After a few weeks of thinking it over my new RS is on it's way!!  (Thanks to Phil at R&A cycles :thumbsup: ) I went with a Red set up and after alot debating and researching I went with a compact crank with a 11-26 cassette. I hope I will be happy with it after riding a 53/39 with a 12-27. I just think it will make my life easier when I hit the mountains. I just wanted to share


----------



## Joe's RS (Oct 19, 2008)

*Yup, I think you will enjoy it...*

Mark,

Got my 08 RS with DA a couple of months ago.
I like riding this bike so much, I have a hard time
not riding it almost everyday!
Mine is a 56cm, fits me like a glove. I find its handling,
steering, much to my liking (of course)

Enjoy!!!

Joe


----------



## Mark H (Dec 12, 2007)

I have about 75 miles on my new RS now and I'm very pleased with my new bike!

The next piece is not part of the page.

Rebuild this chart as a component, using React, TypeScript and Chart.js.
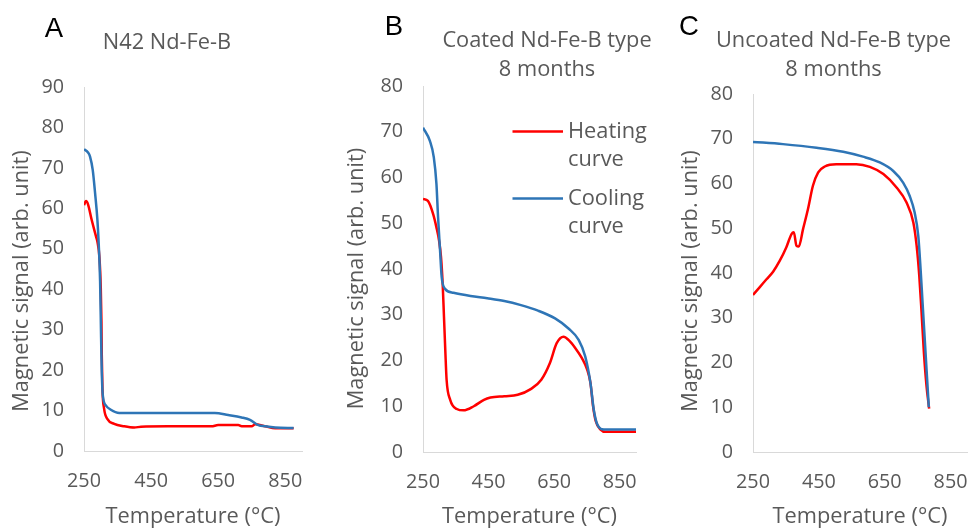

I have a Cannondale Caad 8 with Force on it, but Red just blows it out of the water!! Shifting is soo much better, especially on the front. I'm happy with the compact crank so far too. But with a 90% chance of rain tomorrow and a 80% chance Saturday it looks like all I'll get to is look at my new RS.


----------



## DavisLee (Oct 23, 2008)

....please post a pic. I would love to see a RS with SRAM Red!!!


----------



## Gimme Shoulder (Feb 10, 2004)

You'll love this bike. Really does a lot very well.


----------



## Mark H (Dec 12, 2007)

*Pictures*










Pictures are too big. I'll get back....


----------



## Mark H (Dec 12, 2007)




----------



## Mark H (Dec 12, 2007)

*Another*


----------



## Mark H (Dec 12, 2007)

*Last one*


----------



## edwin headwind (Aug 23, 2004)

What bars are those???


----------



## Thom_y (Jan 19, 2007)

edwin headwind said:


> What bars are those???


they look like FSA K-wing bars to me.


----------



## Mark H (Dec 12, 2007)

Thom_y said:


> they look like FSA K-wing bars to me.


They are K-wings.


----------